--- TASK BRIEF ---
From the records below, please print only the lines from the one containing "Convert this diagram to TikZ code." through the one containing "-- (0,13) -- (-12,25)", both included. Skip the pictures.

━━━━━ DATA ROWS

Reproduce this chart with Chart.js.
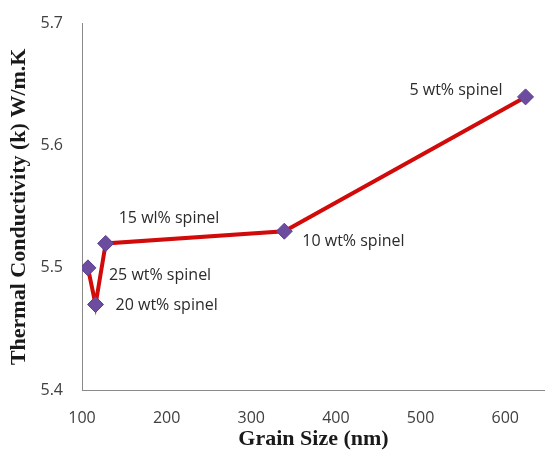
<!DOCTYPE html>
<html>
<head>
<meta charset="utf-8">
<script src="https://cdn.jsdelivr.net/npm/chart.js@4/dist/chart.umd.min.js"></script>
<style>
  html, body { margin: 0; padding: 0; background: #fff; }
  #wrap { width: 545px; height: 455px; position: relative; }
</style>
</head>
<body>
<div id="wrap"><canvas id="chart"></canvas></div>
<script>
// values
const grainSize = [107, 116, 128, 339, 624];
const conductivity = [5.50, 5.47, 5.52, 5.53, 5.64];
const pointLabels = ["25 wt% spinel", "20 wt% spinel", "15 wl% spinel", "10 wt% spinel", "5 wt% spinel"];
const xTicks = [100, 200, 300, 400, 500, 600];
const yTicks = [5.4, 5.5, 5.6, 5.7];

// label placement relative to each marker
const labelOffsets = [
  { dx: 21, dy: 8, align: "left" },
  { dx: 20, dy: 1, align: "left" },
  { dx: 13, dy: -25, align: "left" },
  { dx: 18, dy: 10, align: "left" },
  { dx: -23, dy: -6, align: "right" }
];

const labelPlugin = {
  id: "pointLabels",
  afterDatasetsDraw(chart) {
    const ctx = chart.ctx;
    const meta = chart.getDatasetMeta(0);
    ctx.save();
    ctx.font = "16px 'Open Sans'";
    ctx.fillStyle = "#2b2b2b";
    ctx.textBaseline = "middle";
    meta.data.forEach((pt, i) => {
      const o = labelOffsets[i];
      ctx.textAlign = o.align;
      ctx.fillText(pointLabels[i], pt.x + o.dx, pt.y + o.dy);
    });
    ctx.restore();
  }
};

new Chart(document.getElementById("chart"), {
  type: "line",
  data: {
    datasets: [{
      data: grainSize.map((x, i) => ({ x, y: conductivity[i] })),
      borderColor: "#d10a0a",
      borderWidth: 4,
      tension: 0,
      pointStyle: "rectRot",
      pointRadius: 8,
      pointBackgroundColor: "#6b4c9f",
      pointBorderColor: "#5d3f92",
      pointBorderWidth: 1
    }]
  },
  options: {
    responsive: true,
    maintainAspectRatio: false,
    animation: false,
    layout: { autoPadding: false, padding: { top: 20, right: 0, left: 0, bottom: 0 } },
    plugins: { legend: { display: false }, tooltip: { enabled: false } },
    scales: {
      x: {
        type: "linear",
        min: 100,
        max: 647,
        afterBuildTicks: s => { s.ticks = xTicks.map(v => ({ value: v })); },
        afterFit: s => { s.height = 65; },
        grid: { display: false, drawTicks: true, tickLength: 5, color: "#8a8a8a" },
        border: { color: "#8a8a8a", width: 1 },
        ticks: { color: "#404040", font: { family: "'Open Sans'", size: 16 }, padding: 14, maxRotation: 0 },
        title: { display: true, text: "Grain Size (nm)", color: "#1a1a1a", font: { family: "'Liberation Serif'", size: 22, weight: "bold" }, padding: { top: 0, bottom: 2 } }
      },
      y: {
        min: 5.4,
        max: 5.7,
        afterBuildTicks: s => { s.ticks = yTicks.map(v => ({ value: v })); },
        afterFit: s => { s.width = 82; },
        grid: { display: false, drawTicks: true, tickLength: 5, color: "#8a8a8a" },
        border: { color: "#8a8a8a", width: 1 },
        ticks: { color: "#404040", font: { family: "'Open Sans'", size: 16 }, padding: 14, callback: v => v.toFixed(1) },
        title: { display: true, text: "Thermal Conductivity (k) W/m.K", color: "#1a1a1a", font: { family: "'Liberation Serif'", size: 22, weight: "bold" }, padding: { top: 6, bottom: 0 } }
      }
    }
  },
  plugins: [labelPlugin]
});
</script>
</body>
</html>
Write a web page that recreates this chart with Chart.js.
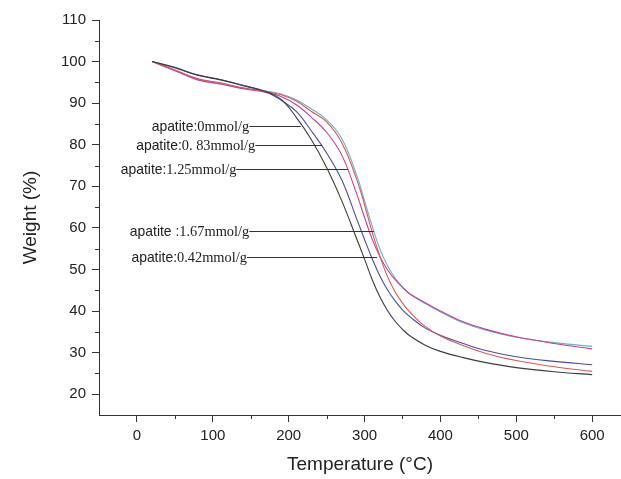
<!DOCTYPE html>
<html>
<head>
<meta charset="utf-8">
<script src="https://cdn.jsdelivr.net/npm/chart.js@4.4.0/dist/chart.umd.min.js"></script>
<style>
  html, body { margin: 0; padding: 0; background: #fff; }
</style>
</head>
<body>
<canvas id="tga" width="621" height="479"></canvas>
<script>
// TGA curves, weight (%) vs temperature (°C)
var temps = [20, 50, 80, 110, 140, 170, 190, 210, 230, 250, 270, 290, 300, 310, 320, 330, 340, 350, 360, 380, 400, 430, 460, 500, 550, 600];

var w0   = [100, 98.5, 96.7, 95.6, 94.2, 92.8, 90.9, 86.6, 81.2, 74.5, 66.5, 57.2, 52.5, 47.6, 43.5, 40.2, 37.6, 35.6, 34.0, 31.8, 30.3, 28.8, 27.6, 26.4, 25.4, 24.7];
var w083 = [100, 98.6, 96.8, 95.7, 94.3, 92.7, 90.7, 88.0, 83.3, 78.0, 71.5, 62.0, 57.2, 52.6, 48.5, 45.2, 42.5, 40.3, 38.6, 35.9, 34.2, 32.2, 30.5, 29.0, 27.9, 27.1];
var w042 = [100, 98.0, 95.9, 94.9, 93.7, 92.8, 92.0, 90.5, 88.0, 85.5, 80.5, 71.5, 65.5, 59.0, 53.3, 48.4, 44.7, 41.9, 39.7, 36.3, 34.0, 31.7, 29.8, 28.1, 26.6, 25.5];
var w125 = [100, 97.8, 95.6, 94.6, 93.5, 92.6, 91.6, 89.6, 86.6, 83.0, 77.5, 68.0, 62.5, 57.3, 53.2, 50.0, 47.6, 45.7, 44.1, 42.0, 40.0, 37.4, 35.6, 33.8, 32.2, 30.9];
var w167 = [100, 97.9, 95.7, 94.7, 93.6, 92.9, 92.2, 90.8, 88.6, 86.0, 81.5, 72.5, 66.5, 60.5, 55.0, 51.0, 48.0, 45.8, 44.0, 41.8, 39.8, 37.2, 35.4, 33.7, 32.4, 31.5];

var xMajor = [0, 100, 200, 300, 400, 500, 600];
var xMinor = [50, 150, 250, 350, 450, 550];
var yMajor = [20, 30, 40, 50, 60, 70, 80, 90, 100, 110];
var yMinor = [25, 35, 45, 55, 65, 75, 85, 95, 105];

// leader labels: text (sans part + serif part), where the text ends (T) and the curve point it points at
var noteSans  = ['apatite:', 'apatite:', 'apatite:', 'apatite :', 'apatite:'];
var noteSerif = ['0mmol/g', '0. 83mmol/g', '1.25mmol/g', '1.67mmol/g', '0.42mmol/g'];
var noteFromT = [148, 156, 131, 148, 145];
var noteToT   = [216, 244, 278, 312.5, 316.5];
var noteToW   = [84.5, 79.9, 74.1, 59.2, 53.0];

function pts(ws) {
    var out = [];
    for (var i = 0; i < temps.length; i++) {
        out.push({ x: temps[i], y: ws[i] });
    }
    return out;
}

function series(label, ws, color) {
    return {
        label: label,
        data: pts(ws),
        borderColor: color,
        backgroundColor: color,
        borderWidth: 1.1,
        pointRadius: 0,
        fill: false,
        tension: 0.4
    };
}

var extras = {
    id: 'extras',
    afterDraw: function(chart) {
        var ctx = chart.ctx;
        var xs = chart.scales.x, ys = chart.scales.y;
        var area = chart.chartArea;
        ctx.save();
        ctx.strokeStyle = '#333';
        ctx.lineWidth = 1;

        // minor ticks
        ctx.beginPath();
        xMinor.forEach(function(v) {
            var px = Math.round(xs.getPixelForValue(v)) + 0.5;
            ctx.moveTo(px, area.bottom);
            ctx.lineTo(px, area.bottom + 4);
        });
        yMinor.forEach(function(v) {
            var py = Math.round(ys.getPixelForValue(v)) + 0.5;
            ctx.moveTo(area.left, py);
            ctx.lineTo(area.left - 4, py);
        });
        ctx.stroke();

        // leader lines and their labels
        ctx.textBaseline = 'middle';
        ctx.fillStyle = '#222';
        for (var i = 0; i < noteSans.length; i++) {
            var x0 = xs.getPixelForValue(noteFromT[i]);
            var x1 = xs.getPixelForValue(noteToT[i]);
            var y = Math.round(ys.getPixelForValue(noteToW[i])) + 0.5;
            ctx.beginPath();
            ctx.moveTo(x0, y);
            ctx.lineTo(x1, y);
            ctx.stroke();

            ctx.font = '14.4px "Liberation Serif", "Times New Roman", serif';
            var wSerif = ctx.measureText(noteSerif[i]).width;
            ctx.textAlign = 'right';
            ctx.fillText(noteSerif[i], x0, y + 1);
            ctx.font = '13.9px "Liberation Sans", Arial, sans-serif';
            ctx.fillText(noteSans[i], x0 - wSerif, y + 1);
        }
        ctx.restore();
    }
};

var tickFont = { family: '"Liberation Sans", Arial, sans-serif', size: 15 };

new Chart(document.getElementById('tga').getContext('2d'), {
    type: 'line',
    data: {
        datasets: [
            series('apatite:0mmol/g', w0, '#3c3c3c'),
            series('apatite:0.42mmol/g', w042, '#d65a56'),
            series('apatite:0.83mmol/g', w083, '#4b4ba3'),
            series('apatite:1.25mmol/g', w125, '#c73a9e'),
            series('apatite:1.67mmol/g', w167, '#62b7bd')
        ]
    },
    options: {
        responsive: false,
        animation: false,
        layout: { padding: { left: 0, right: 0, top: 20, bottom: 0 } },
        plugins: {
            legend: { display: false },
            tooltip: { enabled: false }
        },
        scales: {
            x: {
                type: 'linear',
                min: -50,
                max: 638,
                afterBuildTicks: function(scale) {
                    scale.ticks = xMajor.map(function(v) { return { value: v }; });
                },
                afterFit: function(scale) { scale.height = 64; },
                grid: { drawOnChartArea: false, drawTicks: true, tickLength: 7, color: '#333' },
                border: { display: true, color: '#333', width: 1 },
                ticks: { color: '#222', font: tickFont, padding: 5, maxRotation: 0 },
                title: {
                    display: true,
                    text: 'Temperature (°C)',
                    color: '#222',
                    font: { family: '"Liberation Sans", Arial, sans-serif', size: 19 },
                    padding: { top: 0, bottom: 3 }
                }
            },
            y: {
                type: 'linear',
                min: 15,
                max: 110,
                afterBuildTicks: function(scale) {
                    scale.ticks = yMajor.map(function(v) { return { value: v }; });
                },
                afterFit: function(scale) { scale.width = 99; },
                grid: { drawOnChartArea: false, drawTicks: true, tickLength: 7, color: '#333' },
                border: { display: true, color: '#333', width: 1 },
                ticks: { color: '#222', font: tickFont, padding: 6 },
                title: {
                    display: true,
                    text: 'Weight (%)',
                    color: '#222',
                    font: { family: '"Liberation Sans", Arial, sans-serif', size: 19 },
                    padding: { top: 19, bottom: 0 }
                }
            }
        }
    },
    plugins: [extras]
});
</script>
</body>
</html>
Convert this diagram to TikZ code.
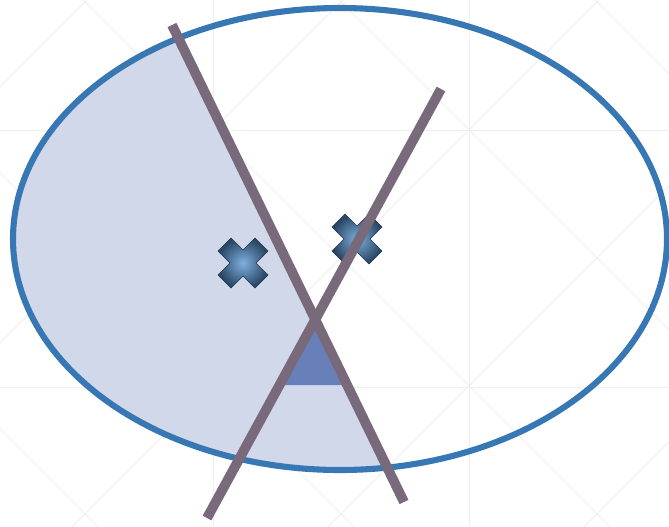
\documentclass[tikz,border=0pt]{standalone}
\usepackage{tikz}
\usetikzlibrary{calc}
\usepackage{xcolor}
\definecolor{rimblue}{HTML}{3777B4}
\definecolor{cutgray}{HTML}{796A7B}
\definecolor{paleblue}{HTML}{D1D8EA}
\definecolor{wedgeblue}{HTML}{6880BA}
\definecolor{gridgray}{HTML}{EEEEF1}
\definecolor{crosslight}{HTML}{7DB0E0}
\definecolor{crossdark}{HTML}{1D3550}
\newcommand{\crossmark}[1]{%
  \path[crossx, shift={(#1)}] (0,-13) -- (12,-25) -- (25,-12) -- (13,0) -- (25,12) -- (12,25)
    -- (0,13) -- (-12,25) -- (-25,12) -- (-13,0) -- (-25,-12) -- (-12,-25) -- cycle;}

\begin{document}
\begin{tikzpicture}[x=0.03cm, y=-0.03cm,
  gridline/.style={draw=gridgray, line width=0.8pt},
  rim/.style={draw=rimblue, line width=5.2pt},
  cutline/.style={draw=cutgray, line width=8.4pt},
  halfplane/.style={fill=paleblue},
  wedge/.style={fill=wedgeblue},
  crossx/.style={draw=crossdark, line width=0.4pt, inner color=crosslight, outer color=crossdark!85!crosslight}
]
\useasboundingbox (0,0) rectangle (669,526);

%========== background grid ==========
\begin{scope}
  \clip (0,0) rectangle (669,526);
  \foreach \gy in {130,387} \draw[gridline] (0,\gy) -- (669,\gy);
  \foreach \gx in {213,469} \draw[gridline] (\gx,0) -- (\gx,526);
  \foreach \c in {-595,-339,-83,173,429} \draw[gridline] (-100,{\c-100}) -- (800,{\c+800});
  \foreach \c in {87,343,599,855,1111} \draw[gridline] (-100,{\c+100}) -- (800,{\c-800});
\end{scope}

%========== points ==========
\coordinate (hub) at (340,239);
\coordinate (p1) at (172,25);
\coordinate (p2) at (404,502);
\coordinate (q1) at (441,89);
\coordinate (q2) at (207,518);
\coordinate (meet) at (intersection of p1--p2 and q1--q2);
\coordinate (wl) at (intersection of q1--q2 and 0,385--669,385);
\coordinate (wr) at (intersection of p1--p2 and 0,385--669,385);
\coordinate (m1) at (243,263);
\coordinate (m2) at (357,239);

%========== shaded half of the ellipse ==========
\begin{scope}
  \clip ($(p1)!-0.3!(p2)$) -- ($(p1)!1.3!(p2)$) -- (-60,700) -- (-60,-150) -- cycle;
  \fill[halfplane] (hub) ellipse [x radius=327, y radius=231];
\end{scope}
\fill[wedge] (meet) -- (wl) -- (wr) -- cycle;

\draw[rim] (hub) ellipse [x radius=327, y radius=231];

%========== marks and cuts ==========
\crossmark{m1}
\crossmark{m2}

\draw[cutline] (p1) -- (p2);
\draw[cutline] (q1) -- (q2);

\end{tikzpicture}
\end{document}
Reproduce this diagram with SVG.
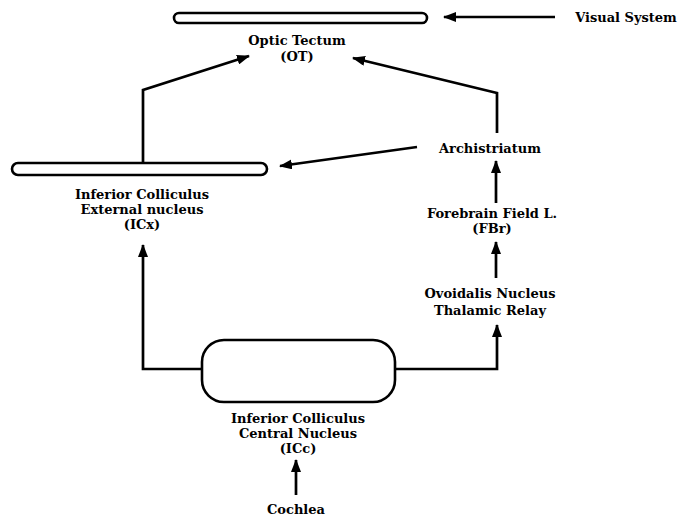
<svg xmlns="http://www.w3.org/2000/svg" width="694" height="519" viewBox="0 0 694 519">
<style>
.t{font-family:"DejaVu Serif","Liberation Serif",serif;font-weight:bold;font-size:13px;fill:#000;text-anchor:middle}
.n{fill:#fff;stroke:#000;stroke-width:2.6}
.c{fill:none;stroke:#000;stroke-width:2.7;stroke-linejoin:miter}
</style>
<defs>
<marker id="ah" viewBox="0 0 13 10" refX="12" refY="5" markerWidth="13" markerHeight="10" markerUnits="userSpaceOnUse" orient="auto">
<path d="M0,0 L13,5 L0,10 Z" fill="#000"/>
</marker>
</defs>
<g id="connectors">
<path class="c" d="M555,17 L444,17" marker-end="url(#ah)"/>
<path class="c" d="M143,163 L143,90 L249,56" marker-end="url(#ah)"/>
<path class="c" d="M497,133 L497,93 L353,58" marker-end="url(#ah)"/>
<path class="c" d="M417,147 L280,166" marker-end="url(#ah)"/>
<path class="c" d="M496,203 L496,161" marker-end="url(#ah)"/>
<path class="c" d="M496,278 L496,242" marker-end="url(#ah)"/>
<path class="c" d="M395,369 L497,369 L497,325" marker-end="url(#ah)"/>
<path class="c" d="M202,369 L143,369 L143,245" marker-end="url(#ah)"/>
<path class="c" d="M296,495 L296,460" marker-end="url(#ah)"/>
</g>
<g id="visual">
<text class="t" x="626" y="22">Visual System</text>
</g>
<g id="ot">
<rect class="n" x="174" y="13" width="253" height="10" rx="5"/>
<text class="t" x="297" y="45">Optic Tectum</text>
<text class="t" x="297" y="61">(OT)</text>
</g>
<g id="icx">
<rect class="n" x="12" y="163" width="255" height="12" rx="6"/>
<text class="t" x="142" y="199">Inferior Colliculus</text>
<text class="t" x="142" y="214">External nucleus</text>
<text class="t" x="142" y="229">(ICx)</text>
</g>
<g id="archistriatum">
<text class="t" x="490" y="153">Archistriatum</text>
</g>
<g id="fbr">
<text class="t" x="492" y="218">Forebrain Field L.</text>
<text class="t" x="492" y="233">(FBr)</text>
</g>
<g id="ovoidalis">
<text class="t" x="490" y="298">Ovoidalis Nucleus</text>
<text class="t" x="490" y="315">Thalamic Relay</text>
</g>
<g id="icc">
<rect class="n" x="202" y="340" width="193" height="62" rx="22"/>
<text class="t" x="298" y="423">Inferior Colliculus</text>
<text class="t" x="298" y="438">Central Nucleus</text>
<text class="t" x="298" y="453">(ICc)</text>
</g>
<g id="cochlea">
<text class="t" x="296" y="514">Cochlea</text>
</g>
</svg>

━━━━━━━━━━

--- EXERCISE RESULT ---
Convert this diagram to TikZ code.
\documentclass[tikz,border=0pt]{standalone}
\usepackage{tikz}
\usetikzlibrary{calc}
\usepackage{xcolor}
\definecolor{rimblue}{HTML}{3777B4}
\definecolor{cutgray}{HTML}{796A7B}
\definecolor{paleblue}{HTML}{D1D8EA}
\definecolor{wedgeblue}{HTML}{6880BA}
\definecolor{gridgray}{HTML}{EEEEF1}
\definecolor{crosslight}{HTML}{7DB0E0}
\definecolor{crossdark}{HTML}{1D3550}
\newcommand{\crossmark}[1]{%
  \path[crossx, shift={(#1)}] (0,-13) -- (12,-25) -- (25,-12) -- (13,0) -- (25,12) -- (12,25)
    -- (0,13) -- (-12,25) -- (-25,12) -- (-13,0) -- (-25,-12) -- (-12,-25) -- cycle;}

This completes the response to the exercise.